Available data >>
— begin —

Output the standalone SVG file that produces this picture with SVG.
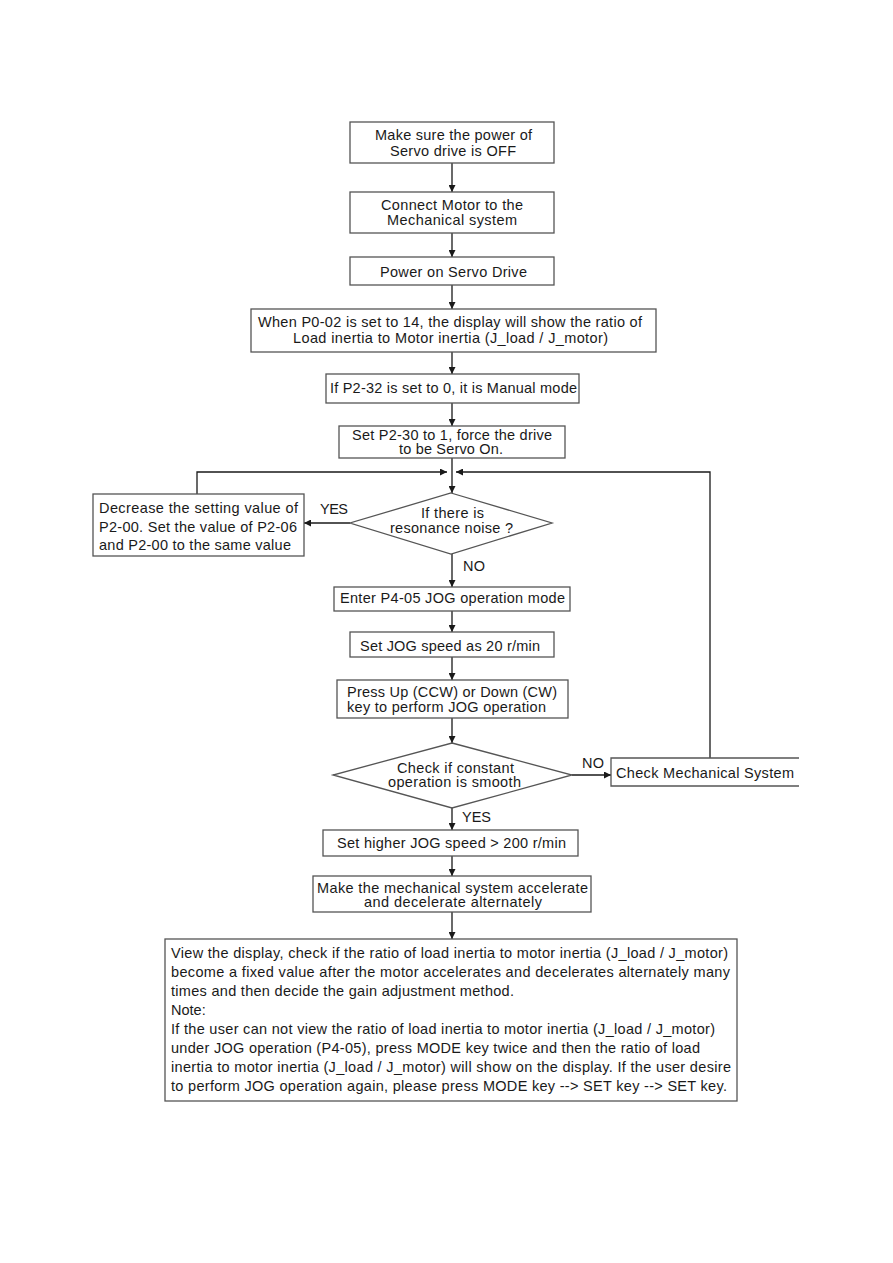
<svg xmlns="http://www.w3.org/2000/svg" width="893" height="1263" viewBox="0 0 893 1263">
<defs>
<marker id="ah" viewBox="0 0 10 10" refX="10" refY="5" markerWidth="7" markerHeight="7" markerUnits="userSpaceOnUse" orient="auto">
<path d="M0,0 L10,5 L0,10 z" fill="#1a1a1a"/>
</marker>
</defs>
<style>
.box{fill:#fff;stroke:#555;stroke-width:1.3}
.t{font-family:"Liberation Sans",Arial,Helvetica,sans-serif;font-size:14.5px;fill:#1a1a1a}
.tc{text-anchor:middle}
.c{fill:none;stroke:#1a1a1a;stroke-width:1.3}
.ca{fill:none;stroke:#1a1a1a;stroke-width:1.3;marker-end:url(#ah)}
</style>
<rect width="893" height="1263" fill="#fff"/>
<g id="connectors">
<line class="ca" x1="452" y1="163" x2="452" y2="192"/>
<line class="ca" x1="452" y1="233" x2="452" y2="257"/>
<line class="ca" x1="452" y1="285" x2="452" y2="309"/>
<line class="ca" x1="452" y1="352" x2="452" y2="374"/>
<line class="ca" x1="452" y1="403" x2="452" y2="426"/>
<line class="ca" x1="452" y1="458" x2="452" y2="493"/>
<polyline class="ca" points="197,494 197,472 447,472"/>
<polyline class="ca" points="710,758 710,472 456,472"/>
<line class="ca" x1="350" y1="523" x2="304" y2="523"/>
<line class="ca" x1="452" y1="554" x2="452" y2="587"/>
<line class="ca" x1="452" y1="611" x2="452" y2="632"/>
<line class="ca" x1="452" y1="657" x2="452" y2="680"/>
<line class="ca" x1="452" y1="718" x2="452" y2="743"/>
<line class="ca" x1="572" y1="775" x2="611" y2="775"/>
<line class="ca" x1="452" y1="808" x2="452" y2="830"/>
<line class="ca" x1="452" y1="856" x2="452" y2="876"/>
<line class="ca" x1="452" y1="912" x2="452" y2="939"/>
<text class="t" x="320" y="514" textLength="28">YES</text>
<text class="t" x="463" y="571" textLength="22">NO</text>
<text class="t" x="582" y="768" textLength="22">NO</text>
<text class="t" x="462" y="822" textLength="29">YES</text>
</g>
<g id="n1">
<rect class="box" x="350" y="122" width="204" height="41"/>
<text class="t" x="375" y="140" textLength="157">Make sure the power of</text>
<text class="t" x="390" y="156" textLength="126">Servo drive is OFF</text>
</g>
<g id="n2">
<rect class="box" x="350" y="192" width="204" height="41"/>
<text class="t" x="381" y="210" textLength="142">Connect Motor to the</text>
<text class="t" x="387" y="225" textLength="130">Mechanical system</text>
</g>
<g id="n3">
<rect class="box" x="350" y="257" width="204" height="28"/>
<text class="t" x="380" y="277" textLength="147">Power on Servo Drive</text>
</g>
<g id="n4">
<rect class="box" x="251" y="309" width="405" height="43"/>
<text class="t" x="258" y="327" textLength="384">When P0-02 is set to 14, the display will show the ratio of</text>
<text class="t" x="293" y="343" textLength="315">Load inertia to Motor inertia (J_load / J_motor)</text>
</g>
<g id="n5">
<rect class="box" x="326" y="374" width="253" height="29"/>
<text class="t" x="330" y="393" textLength="247">If P2-32 is set to 0, it is Manual mode</text>
</g>
<g id="n6">
<rect class="box" x="339" y="426" width="226" height="32"/>
<text class="t" x="352" y="440" textLength="200">Set P2-30 to 1, force the drive</text>
<text class="t" x="399" y="454" textLength="104">to be Servo On.</text>
</g>
<g id="d1">
<polygon class="box" points="451,493 552,523 451,554 350,523"/>
<text class="t" x="421" y="518" textLength="63">If there is</text>
<text class="t" x="390" y="533" textLength="123">resonance noise ?</text>
</g>
<g id="n7">
<rect class="box" x="93" y="494" width="211" height="62"/>
<text class="t" x="99" y="513" textLength="199">Decrease the setting value of</text>
<text class="t" x="99" y="532" textLength="198">P2-00. Set the value of P2-06</text>
<text class="t" x="99" y="550" textLength="192">and P2-00 to the same value</text>
</g>
<g id="n8">
<rect class="box" x="334" y="587" width="236" height="24"/>
<text class="t" x="340" y="603" textLength="225">Enter P4-05 JOG operation mode</text>
</g>
<g id="n9">
<rect class="box" x="350" y="632" width="204" height="25"/>
<text class="t" x="360" y="651" textLength="180">Set JOG speed as 20 r/min</text>
</g>
<g id="n10">
<rect class="box" x="337" y="680" width="231" height="38"/>
<text class="t" x="347" y="697" textLength="210">Press Up (CCW) or Down (CW)</text>
<text class="t" x="347" y="712" textLength="199">key to perform JOG operation</text>
</g>
<g id="d2">
<polygon class="box" points="452,743 572,775 452,808 333,775"/>
<text class="t" x="397" y="773" textLength="117">Check if constant</text>
<text class="t" x="388" y="787" textLength="133">operation is smooth</text>
</g>
<g id="n11">
<path class="box" d="M799,758 H611 V786 H799"/>
<text class="t" x="616" y="778" textLength="178">Check Mechanical System</text>
</g>
<g id="n12">
<rect class="box" x="323" y="830" width="255" height="26"/>
<text class="t" x="337" y="848" textLength="229">Set higher JOG speed &gt; 200 r/min</text>
</g>
<g id="n13">
<rect class="box" x="313" y="876" width="278" height="36"/>
<text class="t" x="317" y="893" textLength="271">Make the mechanical system accelerate</text>
<text class="t" x="364" y="907" textLength="178">and decelerate alternately</text>
</g>
<g id="n14">
<rect class="box" x="165" y="939" width="572" height="162"/>
<text class="t" x="171" y="958" textLength="557">View the display, check if the ratio of load inertia to motor inertia (J_load / J_motor)</text>
<text class="t" x="171" y="977" textLength="559">become a fixed value after the motor accelerates and decelerates alternately many</text>
<text class="t" x="171" y="996" textLength="343">times and then decide the gain adjustment method.</text>
<text class="t" x="171" y="1015">Note:</text>
<text class="t" x="171" y="1034" textLength="544">If the user can not view the ratio of load inertia to motor inertia (J_load / J_motor)</text>
<text class="t" x="171" y="1053" textLength="529">under JOG operation (P4-05), press MODE key twice and then the ratio of load</text>
<text class="t" x="171" y="1072" textLength="560">inertia to motor inertia (J_load / J_motor) will show on the display. If the user desire</text>
<text class="t" x="171" y="1091" textLength="556">to perform JOG operation again, please press MODE key --&gt; SET key --&gt; SET key.</text>
</g>
</svg>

— end —

The material above holds pictures; copy everything else in it exactly.

Output the standalone SVG file that produces this picture with SVG.
<svg xmlns="http://www.w3.org/2000/svg" width="893" height="1263" viewBox="0 0 893 1263">
<defs>
<marker id="ah" viewBox="0 0 10 10" refX="10" refY="5" markerWidth="7" markerHeight="7" markerUnits="userSpaceOnUse" orient="auto">
<path d="M0,0 L10,5 L0,10 z" fill="#1a1a1a"/>
</marker>
</defs>
<style>
.box{fill:#fff;stroke:#555;stroke-width:1.3}
.t{font-family:"Liberation Sans",Arial,Helvetica,sans-serif;font-size:14.5px;fill:#1a1a1a}
.tc{text-anchor:middle}
.c{fill:none;stroke:#1a1a1a;stroke-width:1.3}
.ca{fill:none;stroke:#1a1a1a;stroke-width:1.3;marker-end:url(#ah)}
</style>
<rect width="893" height="1263" fill="#fff"/>
<g id="connectors">
<line class="ca" x1="452" y1="163" x2="452" y2="192"/>
<line class="ca" x1="452" y1="233" x2="452" y2="257"/>
<line class="ca" x1="452" y1="285" x2="452" y2="309"/>
<line class="ca" x1="452" y1="352" x2="452" y2="374"/>
<line class="ca" x1="452" y1="403" x2="452" y2="426"/>
<line class="ca" x1="452" y1="458" x2="452" y2="493"/>
<polyline class="ca" points="197,494 197,472 447,472"/>
<polyline class="ca" points="710,758 710,472 456,472"/>
<line class="ca" x1="350" y1="523" x2="304" y2="523"/>
<line class="ca" x1="452" y1="554" x2="452" y2="587"/>
<line class="ca" x1="452" y1="611" x2="452" y2="632"/>
<line class="ca" x1="452" y1="657" x2="452" y2="680"/>
<line class="ca" x1="452" y1="718" x2="452" y2="743"/>
<line class="ca" x1="572" y1="775" x2="611" y2="775"/>
<line class="ca" x1="452" y1="808" x2="452" y2="830"/>
<line class="ca" x1="452" y1="856" x2="452" y2="876"/>
<line class="ca" x1="452" y1="912" x2="452" y2="939"/>
<text class="t" x="320" y="514" textLength="28">YES</text>
<text class="t" x="463" y="571" textLength="22">NO</text>
<text class="t" x="582" y="768" textLength="22">NO</text>
<text class="t" x="462" y="822" textLength="29">YES</text>
</g>
<g id="n1">
<rect class="box" x="350" y="122" width="204" height="41"/>
<text class="t" x="375" y="140" textLength="157">Make sure the power of</text>
<text class="t" x="390" y="156" textLength="126">Servo drive is OFF</text>
</g>
<g id="n2">
<rect class="box" x="350" y="192" width="204" height="41"/>
<text class="t" x="381" y="210" textLength="142">Connect Motor to the</text>
<text class="t" x="387" y="225" textLength="130">Mechanical system</text>
</g>
<g id="n3">
<rect class="box" x="350" y="257" width="204" height="28"/>
<text class="t" x="380" y="277" textLength="147">Power on Servo Drive</text>
</g>
<g id="n4">
<rect class="box" x="251" y="309" width="405" height="43"/>
<text class="t" x="258" y="327" textLength="384">When P0-02 is set to 14, the display will show the ratio of</text>
<text class="t" x="293" y="343" textLength="315">Load inertia to Motor inertia (J_load / J_motor)</text>
</g>
<g id="n5">
<rect class="box" x="326" y="374" width="253" height="29"/>
<text class="t" x="330" y="393" textLength="247">If P2-32 is set to 0, it is Manual mode</text>
</g>
<g id="n6">
<rect class="box" x="339" y="426" width="226" height="32"/>
<text class="t" x="352" y="440" textLength="200">Set P2-30 to 1, force the drive</text>
<text class="t" x="399" y="454" textLength="104">to be Servo On.</text>
</g>
<g id="d1">
<polygon class="box" points="451,493 552,523 451,554 350,523"/>
<text class="t" x="421" y="518" textLength="63">If there is</text>
<text class="t" x="390" y="533" textLength="123">resonance noise ?</text>
</g>
<g id="n7">
<rect class="box" x="93" y="494" width="211" height="62"/>
<text class="t" x="99" y="513" textLength="199">Decrease the setting value of</text>
<text class="t" x="99" y="532" textLength="198">P2-00. Set the value of P2-06</text>
<text class="t" x="99" y="550" textLength="192">and P2-00 to the same value</text>
</g>
<g id="n8">
<rect class="box" x="334" y="587" width="236" height="24"/>
<text class="t" x="340" y="603" textLength="225">Enter P4-05 JOG operation mode</text>
</g>
<g id="n9">
<rect class="box" x="350" y="632" width="204" height="25"/>
<text class="t" x="360" y="651" textLength="180">Set JOG speed as 20 r/min</text>
</g>
<g id="n10">
<rect class="box" x="337" y="680" width="231" height="38"/>
<text class="t" x="347" y="697" textLength="210">Press Up (CCW) or Down (CW)</text>
<text class="t" x="347" y="712" textLength="199">key to perform JOG operation</text>
</g>
<g id="d2">
<polygon class="box" points="452,743 572,775 452,808 333,775"/>
<text class="t" x="397" y="773" textLength="117">Check if constant</text>
<text class="t" x="388" y="787" textLength="133">operation is smooth</text>
</g>
<g id="n11">
<path class="box" d="M799,758 H611 V786 H799"/>
<text class="t" x="616" y="778" textLength="178">Check Mechanical System</text>
</g>
<g id="n12">
<rect class="box" x="323" y="830" width="255" height="26"/>
<text class="t" x="337" y="848" textLength="229">Set higher JOG speed &gt; 200 r/min</text>
</g>
<g id="n13">
<rect class="box" x="313" y="876" width="278" height="36"/>
<text class="t" x="317" y="893" textLength="271">Make the mechanical system accelerate</text>
<text class="t" x="364" y="907" textLength="178">and decelerate alternately</text>
</g>
<g id="n14">
<rect class="box" x="165" y="939" width="572" height="162"/>
<text class="t" x="171" y="958" textLength="557">View the display, check if the ratio of load inertia to motor inertia (J_load / J_motor)</text>
<text class="t" x="171" y="977" textLength="559">become a fixed value after the motor accelerates and decelerates alternately many</text>
<text class="t" x="171" y="996" textLength="343">times and then decide the gain adjustment method.</text>
<text class="t" x="171" y="1015">Note:</text>
<text class="t" x="171" y="1034" textLength="544">If the user can not view the ratio of load inertia to motor inertia (J_load / J_motor)</text>
<text class="t" x="171" y="1053" textLength="529">under JOG operation (P4-05), press MODE key twice and then the ratio of load</text>
<text class="t" x="171" y="1072" textLength="560">inertia to motor inertia (J_load / J_motor) will show on the display. If the user desire</text>
<text class="t" x="171" y="1091" textLength="556">to perform JOG operation again, please press MODE key --&gt; SET key --&gt; SET key.</text>
</g>
</svg>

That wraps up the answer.